Monday, May 2, 2011

A Long Way Gone- Entry #2


At this point in the memoir, Beah begins to show just how much one can change given the proper conditions. In the first several pages of the book, Beah gives the reader a glimpse into what his life and personality were like before the rebel army came; this functions as a ‘before shot’ of Beah. In these most recent chapters, Beah speaks of fleeing from the rebel army (The Revolutionary United Front, or the RUF) and the experience of living in isolation and constant fear. He writes, “I felt as if somebody was after me. Often, my shadow would scare me and cause me to run for miles” (49). Seeing as how at this point in the memoir Beah has not yet been abducted by the RUF, passages such as these cause me to realize that the issue of child soldiers is not isolated only to those who have actually been abducted. Beah’s accounts of his time spent wandering the forests of Sierra Leone shows that although many children in the region do not fall victim to abduction, they suffer extreme traumas nonetheless.
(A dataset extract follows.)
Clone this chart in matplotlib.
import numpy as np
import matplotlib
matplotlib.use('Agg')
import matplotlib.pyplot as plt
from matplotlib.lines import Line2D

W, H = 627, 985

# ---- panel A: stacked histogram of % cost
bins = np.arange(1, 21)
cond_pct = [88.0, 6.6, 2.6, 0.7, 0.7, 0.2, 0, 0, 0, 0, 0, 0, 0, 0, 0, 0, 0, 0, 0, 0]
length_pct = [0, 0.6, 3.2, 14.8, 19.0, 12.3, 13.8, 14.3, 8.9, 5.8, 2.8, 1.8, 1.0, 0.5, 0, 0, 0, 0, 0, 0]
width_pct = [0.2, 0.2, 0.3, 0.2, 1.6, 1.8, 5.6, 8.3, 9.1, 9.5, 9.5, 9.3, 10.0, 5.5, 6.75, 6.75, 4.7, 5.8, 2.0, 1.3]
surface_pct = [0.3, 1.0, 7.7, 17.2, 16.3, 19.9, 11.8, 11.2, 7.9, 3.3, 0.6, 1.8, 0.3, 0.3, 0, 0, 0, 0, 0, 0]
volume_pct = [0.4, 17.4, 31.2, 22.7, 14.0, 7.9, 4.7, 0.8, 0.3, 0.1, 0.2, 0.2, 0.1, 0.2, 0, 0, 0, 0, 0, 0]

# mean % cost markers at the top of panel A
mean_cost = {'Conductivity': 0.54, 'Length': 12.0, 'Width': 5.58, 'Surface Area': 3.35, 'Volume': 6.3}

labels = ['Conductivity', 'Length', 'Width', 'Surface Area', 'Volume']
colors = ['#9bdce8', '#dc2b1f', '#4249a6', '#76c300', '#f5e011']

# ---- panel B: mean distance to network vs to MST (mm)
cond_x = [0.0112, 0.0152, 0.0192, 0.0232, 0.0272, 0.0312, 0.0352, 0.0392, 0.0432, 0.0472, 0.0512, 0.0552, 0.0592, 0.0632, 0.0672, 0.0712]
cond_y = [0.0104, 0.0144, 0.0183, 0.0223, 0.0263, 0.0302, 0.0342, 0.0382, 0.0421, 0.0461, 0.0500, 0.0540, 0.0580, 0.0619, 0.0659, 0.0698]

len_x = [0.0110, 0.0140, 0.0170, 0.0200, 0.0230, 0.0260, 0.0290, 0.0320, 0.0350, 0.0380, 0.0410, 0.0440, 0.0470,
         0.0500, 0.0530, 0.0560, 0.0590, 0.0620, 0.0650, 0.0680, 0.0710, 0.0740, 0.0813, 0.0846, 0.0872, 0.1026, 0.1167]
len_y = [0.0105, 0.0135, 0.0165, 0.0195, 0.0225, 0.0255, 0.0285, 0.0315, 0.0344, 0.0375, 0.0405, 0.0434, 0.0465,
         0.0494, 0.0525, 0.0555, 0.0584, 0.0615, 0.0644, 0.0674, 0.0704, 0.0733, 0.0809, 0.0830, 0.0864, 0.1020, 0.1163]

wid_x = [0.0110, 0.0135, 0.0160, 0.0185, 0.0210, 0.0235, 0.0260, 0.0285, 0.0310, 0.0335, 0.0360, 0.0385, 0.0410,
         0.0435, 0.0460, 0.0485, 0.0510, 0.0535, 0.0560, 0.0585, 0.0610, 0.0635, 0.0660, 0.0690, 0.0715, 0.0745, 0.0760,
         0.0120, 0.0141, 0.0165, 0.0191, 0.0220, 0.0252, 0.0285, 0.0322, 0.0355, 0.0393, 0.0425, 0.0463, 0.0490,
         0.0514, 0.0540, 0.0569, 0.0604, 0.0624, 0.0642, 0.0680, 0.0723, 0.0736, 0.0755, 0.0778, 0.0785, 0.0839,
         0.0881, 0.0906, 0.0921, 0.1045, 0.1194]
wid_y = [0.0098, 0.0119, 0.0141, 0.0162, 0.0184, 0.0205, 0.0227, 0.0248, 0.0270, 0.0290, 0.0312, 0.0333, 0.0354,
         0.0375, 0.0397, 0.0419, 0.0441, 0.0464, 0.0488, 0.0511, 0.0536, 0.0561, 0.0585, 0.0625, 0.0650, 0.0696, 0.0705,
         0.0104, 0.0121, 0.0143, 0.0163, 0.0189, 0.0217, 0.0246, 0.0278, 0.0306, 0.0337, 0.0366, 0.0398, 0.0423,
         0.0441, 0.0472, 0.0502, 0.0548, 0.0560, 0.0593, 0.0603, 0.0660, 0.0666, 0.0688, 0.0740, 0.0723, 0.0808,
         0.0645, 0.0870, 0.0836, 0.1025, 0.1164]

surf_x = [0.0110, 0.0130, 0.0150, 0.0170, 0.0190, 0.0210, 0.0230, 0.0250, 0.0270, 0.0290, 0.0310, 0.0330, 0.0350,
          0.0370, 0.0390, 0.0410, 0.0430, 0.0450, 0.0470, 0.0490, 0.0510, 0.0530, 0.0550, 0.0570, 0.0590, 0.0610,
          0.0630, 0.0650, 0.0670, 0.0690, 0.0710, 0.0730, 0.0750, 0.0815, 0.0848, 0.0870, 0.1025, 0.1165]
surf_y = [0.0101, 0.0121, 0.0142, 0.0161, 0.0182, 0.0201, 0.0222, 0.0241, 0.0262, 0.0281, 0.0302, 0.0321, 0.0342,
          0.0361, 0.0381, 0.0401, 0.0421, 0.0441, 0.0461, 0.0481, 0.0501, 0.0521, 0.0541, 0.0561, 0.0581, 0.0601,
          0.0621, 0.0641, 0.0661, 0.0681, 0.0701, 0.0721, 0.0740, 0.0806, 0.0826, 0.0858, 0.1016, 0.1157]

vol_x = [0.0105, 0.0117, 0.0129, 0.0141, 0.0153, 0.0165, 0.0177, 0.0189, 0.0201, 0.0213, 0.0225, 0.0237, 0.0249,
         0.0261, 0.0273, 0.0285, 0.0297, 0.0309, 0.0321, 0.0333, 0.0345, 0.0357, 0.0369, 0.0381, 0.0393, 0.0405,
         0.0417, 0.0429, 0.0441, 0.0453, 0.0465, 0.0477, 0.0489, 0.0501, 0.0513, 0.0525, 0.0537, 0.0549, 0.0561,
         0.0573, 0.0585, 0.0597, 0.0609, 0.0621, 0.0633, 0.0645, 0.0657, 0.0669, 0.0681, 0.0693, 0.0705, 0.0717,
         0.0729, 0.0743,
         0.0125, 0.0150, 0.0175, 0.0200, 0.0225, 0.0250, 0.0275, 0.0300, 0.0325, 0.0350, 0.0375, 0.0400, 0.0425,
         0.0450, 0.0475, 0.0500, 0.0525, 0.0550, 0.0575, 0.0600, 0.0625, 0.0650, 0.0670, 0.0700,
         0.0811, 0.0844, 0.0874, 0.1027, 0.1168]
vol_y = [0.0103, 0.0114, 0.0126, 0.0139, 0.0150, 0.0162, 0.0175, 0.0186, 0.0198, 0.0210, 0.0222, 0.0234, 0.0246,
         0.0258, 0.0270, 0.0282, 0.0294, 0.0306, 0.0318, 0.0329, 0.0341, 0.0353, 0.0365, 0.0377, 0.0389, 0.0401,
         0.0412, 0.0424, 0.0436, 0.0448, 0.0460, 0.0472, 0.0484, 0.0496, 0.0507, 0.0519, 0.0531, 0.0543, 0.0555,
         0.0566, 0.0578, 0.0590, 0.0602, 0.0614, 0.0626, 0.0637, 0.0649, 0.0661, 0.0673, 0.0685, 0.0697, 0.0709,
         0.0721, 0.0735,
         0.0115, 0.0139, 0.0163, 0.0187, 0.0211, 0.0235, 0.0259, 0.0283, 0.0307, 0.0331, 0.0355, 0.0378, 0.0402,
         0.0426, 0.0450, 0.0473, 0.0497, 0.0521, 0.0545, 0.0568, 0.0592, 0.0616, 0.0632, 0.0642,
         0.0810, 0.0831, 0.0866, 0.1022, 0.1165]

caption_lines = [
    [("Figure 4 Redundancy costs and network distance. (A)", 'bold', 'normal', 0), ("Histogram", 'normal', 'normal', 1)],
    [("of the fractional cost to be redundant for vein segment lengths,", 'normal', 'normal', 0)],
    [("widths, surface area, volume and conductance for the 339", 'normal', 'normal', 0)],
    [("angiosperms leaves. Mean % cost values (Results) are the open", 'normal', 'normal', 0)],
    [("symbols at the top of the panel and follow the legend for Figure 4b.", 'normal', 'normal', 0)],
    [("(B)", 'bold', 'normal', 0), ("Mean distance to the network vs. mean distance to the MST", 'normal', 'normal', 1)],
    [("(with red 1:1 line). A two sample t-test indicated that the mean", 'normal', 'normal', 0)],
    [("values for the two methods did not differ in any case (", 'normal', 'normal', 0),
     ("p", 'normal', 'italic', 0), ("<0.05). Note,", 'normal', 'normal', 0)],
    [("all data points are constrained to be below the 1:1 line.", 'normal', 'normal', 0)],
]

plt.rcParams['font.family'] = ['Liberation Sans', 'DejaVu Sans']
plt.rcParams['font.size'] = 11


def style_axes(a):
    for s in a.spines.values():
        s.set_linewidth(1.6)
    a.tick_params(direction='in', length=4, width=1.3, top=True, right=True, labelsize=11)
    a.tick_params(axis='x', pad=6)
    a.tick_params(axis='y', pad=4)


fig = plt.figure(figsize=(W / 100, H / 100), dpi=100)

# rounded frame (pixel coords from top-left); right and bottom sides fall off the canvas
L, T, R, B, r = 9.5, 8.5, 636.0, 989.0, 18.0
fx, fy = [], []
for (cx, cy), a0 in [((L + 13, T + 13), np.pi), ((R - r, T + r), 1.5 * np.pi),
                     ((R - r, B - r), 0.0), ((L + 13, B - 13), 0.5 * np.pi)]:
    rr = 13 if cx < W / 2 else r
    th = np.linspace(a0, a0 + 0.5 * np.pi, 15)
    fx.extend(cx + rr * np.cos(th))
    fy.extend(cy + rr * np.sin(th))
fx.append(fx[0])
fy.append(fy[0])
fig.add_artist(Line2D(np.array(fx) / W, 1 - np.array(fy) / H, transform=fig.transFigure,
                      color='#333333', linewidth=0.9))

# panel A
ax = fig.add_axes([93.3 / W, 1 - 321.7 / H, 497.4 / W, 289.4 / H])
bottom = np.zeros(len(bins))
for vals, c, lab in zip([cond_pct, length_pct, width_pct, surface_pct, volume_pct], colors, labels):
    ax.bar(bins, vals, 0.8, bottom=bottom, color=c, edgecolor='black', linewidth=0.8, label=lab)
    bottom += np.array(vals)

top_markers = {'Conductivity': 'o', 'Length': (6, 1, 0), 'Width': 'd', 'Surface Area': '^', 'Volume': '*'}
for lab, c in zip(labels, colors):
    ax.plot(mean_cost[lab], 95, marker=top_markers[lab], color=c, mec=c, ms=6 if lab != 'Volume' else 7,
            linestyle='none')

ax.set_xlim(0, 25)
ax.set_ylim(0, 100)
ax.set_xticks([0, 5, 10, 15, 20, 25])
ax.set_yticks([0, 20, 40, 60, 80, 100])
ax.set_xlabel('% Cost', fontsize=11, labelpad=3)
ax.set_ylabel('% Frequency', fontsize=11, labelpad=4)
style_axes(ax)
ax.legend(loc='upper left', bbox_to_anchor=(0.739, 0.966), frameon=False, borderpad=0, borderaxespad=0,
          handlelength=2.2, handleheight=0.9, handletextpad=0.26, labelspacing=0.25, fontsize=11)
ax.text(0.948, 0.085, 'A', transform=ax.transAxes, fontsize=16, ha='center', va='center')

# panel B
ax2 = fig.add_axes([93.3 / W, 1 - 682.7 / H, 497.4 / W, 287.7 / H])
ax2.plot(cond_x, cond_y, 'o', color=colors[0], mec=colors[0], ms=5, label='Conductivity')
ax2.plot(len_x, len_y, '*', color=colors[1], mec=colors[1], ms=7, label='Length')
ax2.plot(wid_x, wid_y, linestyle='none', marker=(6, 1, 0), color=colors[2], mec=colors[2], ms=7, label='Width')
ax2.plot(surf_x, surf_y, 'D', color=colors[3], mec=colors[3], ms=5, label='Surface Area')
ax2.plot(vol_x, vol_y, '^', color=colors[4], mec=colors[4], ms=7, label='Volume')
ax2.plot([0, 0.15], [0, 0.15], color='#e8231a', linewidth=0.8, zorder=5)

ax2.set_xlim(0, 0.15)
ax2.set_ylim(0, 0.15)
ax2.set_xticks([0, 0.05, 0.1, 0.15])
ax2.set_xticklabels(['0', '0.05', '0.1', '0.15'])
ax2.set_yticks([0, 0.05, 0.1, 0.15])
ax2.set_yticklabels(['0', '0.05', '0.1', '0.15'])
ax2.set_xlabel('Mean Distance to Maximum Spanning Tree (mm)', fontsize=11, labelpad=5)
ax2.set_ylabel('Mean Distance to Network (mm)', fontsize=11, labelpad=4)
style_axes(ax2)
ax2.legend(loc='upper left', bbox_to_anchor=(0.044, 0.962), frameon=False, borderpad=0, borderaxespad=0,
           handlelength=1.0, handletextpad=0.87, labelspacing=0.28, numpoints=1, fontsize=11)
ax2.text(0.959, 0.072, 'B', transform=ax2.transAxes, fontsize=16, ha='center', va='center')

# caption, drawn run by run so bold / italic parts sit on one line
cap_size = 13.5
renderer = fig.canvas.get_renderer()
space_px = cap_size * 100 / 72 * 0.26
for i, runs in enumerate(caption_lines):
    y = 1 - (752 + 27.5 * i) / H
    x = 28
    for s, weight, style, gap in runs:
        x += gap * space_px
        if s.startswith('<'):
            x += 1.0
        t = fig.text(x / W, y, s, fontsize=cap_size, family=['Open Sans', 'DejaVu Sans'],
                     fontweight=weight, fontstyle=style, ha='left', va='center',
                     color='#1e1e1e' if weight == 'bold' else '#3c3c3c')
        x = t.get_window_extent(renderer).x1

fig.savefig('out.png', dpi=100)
Furthermore, these chapters showed how the issue of child soldiers and forced fighting bleeds into other grave problems such as poverty and hunger. When Beah speaks of the extreme hunger he faced while fleeing from the rebels, he writes, “One evening, we actually chased a little boy who was eating two ears of boiled corn by himself…We rushed on the boy at the same time, and before he knew what was happening, we had taken the corn from him” (30). Beah’s description of this experience shows that problems such as these are never isolated. Rather, they create a domino effect of problems. Also, as I mentioned at the beginning of this entry, Beah’s treatment towards this young boy illustrates how capable humans are of drastic change, given the right situation. Watching how Beah has changed from the gentle, caring boy he was at the beginning of the memoir to the desperate and nearly animalistic child he has become thus far prepares me for the type of terrifying change that will inherently occur within him once he becomes abducted as a child soldier.